The Malaysian Nature Society Supports Plan For Educational Park In Wangsa Maju

Bernama 1 Nov 12;

KUALA LUMPUR, Nov 1 (Bernama) -- The Malaysian Nature Society (MNS) has lent support to a proposal by residents of Wangsa Maju Section 10 to oppose new residential development in the area and create an educational park, instead.

In a statement here Thursday, MNS Selangor branch chairman Henry Goh said the park could help children in the area to continue to enjoy fresh air, study the rich bio-diversity in the forest and live a healthier lifestyle.

The Wangsa Maju township, which covers about 400ha, was developed in the early 1980s, from the former Wardieburn Estate in Setapak.

Goh said, little patches of greenery in the Wangsa Maju Section 10 forest were surprisingly rich in biodiversity and should be used for nature-based activities such as trekking, bird-watching and nature photography.

He said MNS had recorded several unusual birds in Wangsa Maju, including the Asian Paradise Flycatcher, Forest Wagtail, Ruby-cheeked Sunbird and Rufescent Prinia, and they were unlikely to be found if the forest was cleared.

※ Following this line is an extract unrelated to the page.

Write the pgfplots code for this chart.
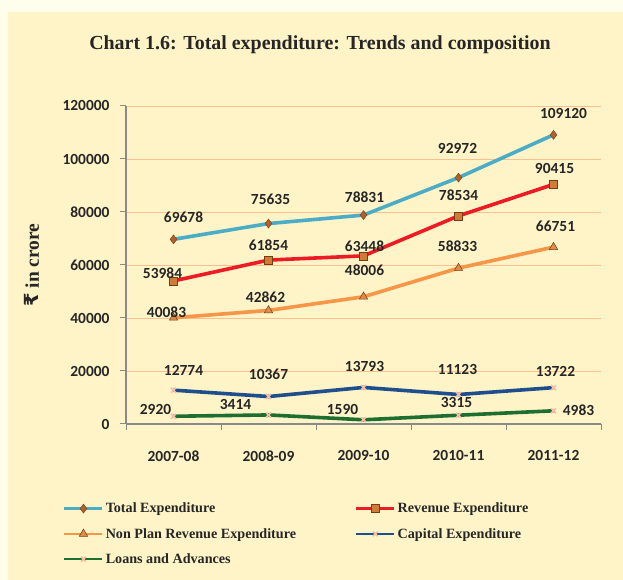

Goh said, open spaces should be conserved as they contained as much natural vegetation as possible, to not only satisfy the need for recreational space but also provide ecosystem services such as moderating the climate, preventing soil erosion and retaining excessive rain water.

"Man-made parks, playgrounds or sports complexes do not give the same benefits," he said.

According to the KL City Plan 2020, only 6.5 per cent of the total land area in the city had been gazetted as "open space", defined as any land reserved as "a public garden, park, sports and recreation ground, pleasure ground, walk or as a public space".

However, Goh said the National Urbanisation Policy had set a target to "provide adequate public open spaces by the adoption of a standard of two hectares per 1,000 urban population".

At present, he said Kuala Lumpur only had 0.36ha per 1,000 people and this compared poorly with cities such as London (4.0ha per 1,000 people), Melbourne (2.0ha) and Toronto (2.0ha).

"In order to attain the targeted 2.0ha per 1,000 people ratio by 2020, the coverage of open spaces will have to be increased from the current 6.5 per cent of the total area of KL to 18 per cent (taking into account the population growth projection for 2020). This target can be achieved if we reserve our remaining green areas as gazetted open spaces," he said.